The final quarter of the final year of the last decade proved to be positive for the U.S. office market, according to three reports from commercial real estate firms Cushman & Wakefield, JLL and Newmark Knight Frank.
Cushman & Wakefield analysts commented that “job gains boosted demand for office space, keeping absorption levels consistent with that of the past three years, despite uncertainty surrounding tariffs and trade issues.” The report added that financial services, professional services and information employment increases helped lead to “healthy positive absorption,” while “healthy demand for office space in the fourth quarter of 2019 was matched by rising supply.”

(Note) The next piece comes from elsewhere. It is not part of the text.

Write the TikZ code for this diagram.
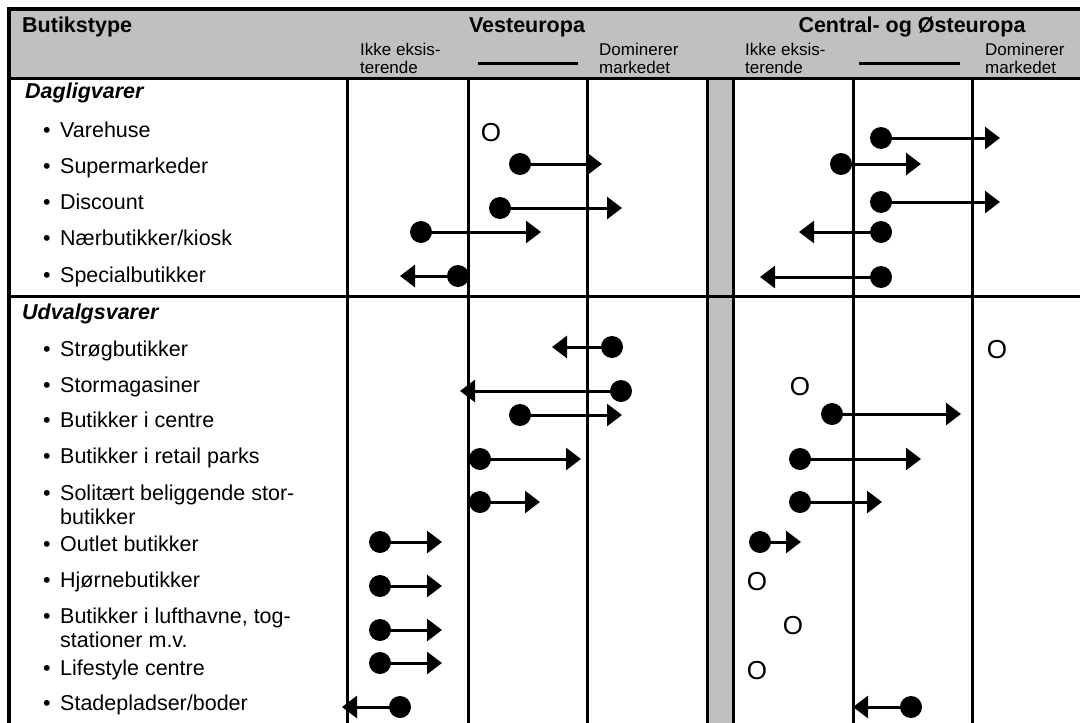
\documentclass[tikz,border=0pt]{standalone}
\usepackage{fontspec}
\setmainfont{Liberation Sans}
\usetikzlibrary{arrows.meta}
\definecolor{hdrgray}{RGB}{192,192,192}
\tikzset{
  rule/.style={line width=3pt, line cap=rect},
  frame/.style={line width=4pt, line cap=rect},
  dot/.style={circle, fill=black, minimum size=22pt, inner sep=0pt},
  trend/.style={line width=3pt, -{Triangle[length=15pt,width=22pt]}},
  absent/.style={inner sep=0pt, font=\fontsize{26}{26}\selectfont},
  lbl/.style={anchor=base west, inner sep=0pt, font=\fontsize{21.5}{24}\selectfont},
  bul/.style={anchor=base, inner sep=0pt, font=\fontsize{21.5}{24}\selectfont},
  sect/.style={anchor=base west, inner sep=0pt, font=\fontsize{21.5}{24}\selectfont\bfseries\itshape},
  hdr/.style={inner sep=0pt, font=\fontsize{21.5}{24}\selectfont\bfseries},
  small/.style={anchor=base west, inner sep=0pt, font=\fontsize{17}{18}\selectfont},
}
\begin{document}
\begin{tikzpicture}[x=1pt,y=-1pt]
\useasboundingbox (0,0) rectangle (1080,723);
\clip (0,0) rectangle (1080,723);
% fills
\fill[hdrgray] (9,9) rectangle (1095,78);
\fill[hdrgray] (707,78) rectangle (733,730);
% grid
\draw[frame] (9,9) -- (1095,9);
\draw[frame] (9,9) -- (9,730);
\draw[rule] (9,78) -- (1095,78);
\draw[rule] (9,296) -- (1095,296);
\foreach \xx in {347,468,587,707,733,853,972}
  \draw[rule] (\xx,78) -- (\xx,730);
% header
\node[hdr, anchor=base west] (hbt) at (22,32) {Butikstype};
\node[hdr, anchor=base] (hve) at (527,32) {Vesteuropa};
\node[hdr, anchor=base] (hce) at (912,32) {Central- og Østeuropa};
\node[small] (vi1) at (360,55) {Ikke eksis-};
\node[small] (vi2) at (360,73) {terende};
\node[small] (vd1) at (599,55) {Dominerer};
\node[small] (vd2) at (599,73) {markedet};
\node[small] (ci1) at (745,55) {Ikke eksis-};
\node[small] (ci2) at (745,73) {terende};
\node[small] (cd1) at (985,55) {Dominerer};
\node[small] (cd2) at (985,73) {markedet};
\draw[line width=3pt] (478,63) -- (578,63);
\draw[line width=3pt] (859,63) -- (960,63);
% labels
\node[sect] (s1) at (25,98) {Dagligvarer};
\node[bul] at (47,137) {•}; \node[lbl] (l1) at (60,137) {Varehuse};
\node[bul] at (47,173) {•}; \node[lbl] (l2) at (60,173) {Supermarkeder};
\node[bul] at (47,209) {•}; \node[lbl] (l3) at (60,209) {Discount};
\node[bul] at (47,245) {•}; \node[lbl] (l4) at (60,245) {Nærbutikker/kiosk};
\node[bul] at (47,282) {•}; \node[lbl] (l5) at (60,282) {Specialbutikker};
\node[sect] (s2) at (22,319) {Udvalgsvarer};
\node[bul] at (47,356) {•}; \node[lbl] (l6) at (60,356) {Strøgbutikker};
\node[bul] at (47,392) {•}; \node[lbl] (l7) at (60,392) {Stormagasiner};
\node[bul] at (47,427) {•}; \node[lbl] (l8) at (60,427) {Butikker i centre};
\node[bul] at (47,463) {•}; \node[lbl] (l9) at (60,463) {Butikker i retail parks};
\node[bul] at (47,500) {•}; \node[lbl] (l10) at (60,500) {Solitært beliggende stor-};
\node[lbl] (l10b) at (60,524) {butikker};
\node[bul] at (47,551) {•}; \node[lbl] (l11) at (60,551) {Outlet butikker};
\node[bul] at (47,587) {•}; \node[lbl] (l12) at (60,587) {Hjørnebutikker};
\node[bul] at (47,623) {•}; \node[lbl] (l13) at (60,623) {Butikker i lufthavne, tog-};
\node[lbl] (l13b) at (60,647) {stationer m.v.};
\node[bul] at (47,675) {•}; \node[lbl] (l14) at (60,675) {Lifestyle centre};
\node[bul] at (47,710) {•}; \node[lbl] (l15) at (60,710) {Stadepladser/boder};
% Vesteuropa markers
\node[absent] (vo1) at (491,133) {O};
\foreach \n/\x/\y/\t in {2/520/164/602, 3/500/208/622, 4/421/232/541, 5/458/276/400,
  6/612/347/552, 7/621/391/460, 8/520/415/622, 9/480/459/581, 10/480/502/540,
  11/380/542/442, 12/380/586/442, 13/380/630/442, 14/380/663/442, 15/400/707/342}{
  \node[dot] (vd\n) at (\x,\y) {};
  \coordinate (vt\n) at (\t,\y);
  \draw[trend] (vd\n.center) -- (vt\n);
}
% Central- og Østeuropa markers
\foreach \n/\x/\y/\t in {1/881/138/1000, 2/841/164/921, 3/881/202/1000, 4/881/232/799,
  5/881/277/760, 8/832/414/961, 9/800/459/921, 10/800/502/882, 11/760/542/801, 15/911/707/853}{
  \node[dot] (cd\n) at (\x,\y) {};
  \coordinate (ct\n) at (\t,\y);
  \draw[trend] (cd\n.center) -- (ct\n);
}
\node[absent] (co6) at (997,350) {O};
\node[absent] (co7) at (800,387) {O};
\node[absent] (co12) at (757,582) {O};
\node[absent] (co13) at (793,626) {O};
\node[absent] (co14) at (757,671) {O};
\end{tikzpicture}
\end{document}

When it came to supply, the JLL analysts pointed out that the market, overall, is “entering the final stages of the development cycle,” which means it will pull back “after the 51 million square feet that will deliver in 2020.” NKF sounded a note of caution about the pipeline, however, pointing out that “the amount of space under construction remains robust, and warrants close monitoring in the year ahead.”
JLL researchers also noted that leasing activity cooled in Q4 2019 “as co-working took a pause on the back of WeWork’s restructuring.” However, “2019 was a banner year for occupancy growth across markets and asset classes,” the analysts noted. NKF’s analysts agreed, pointing out that “tenants continue to show strong interest in new, efficient trophy projects,” though backfilling older, obsolete space remains a challenge.
With an eye to the future, Cushman & Wakefield analysts point out that “as long as employment in office-using sectors continues to rise, demand for office space will increase,” in the coming year, with the new space currently under construction being absorbed. Vacancy is likely to remain stable, with tech-related companies continuing to grow, expand geographically to “find the talent they need.”
JLL forecasts that a “robust 2019 will be followed by a more subdued, but still healthy, 2020.” Much like Cushman & Wakefield, JLL is focused on tenant demand (especially from tech) to drive “widespread occupancy gains,” even as rent growth will cool down.
The NKF researchers are also forecasting a strong 2020, with overall market conditions suggesting “the cyclical expansion will continue into 2020.” Still, the analysts point to an economic consensus that is predicting a “gradual slowing of the economy over the next 12 to 24 months,” while “job creation in office-using sectors, particularly professional and business services” will end up shaping demand for space in the near-to-mid-term.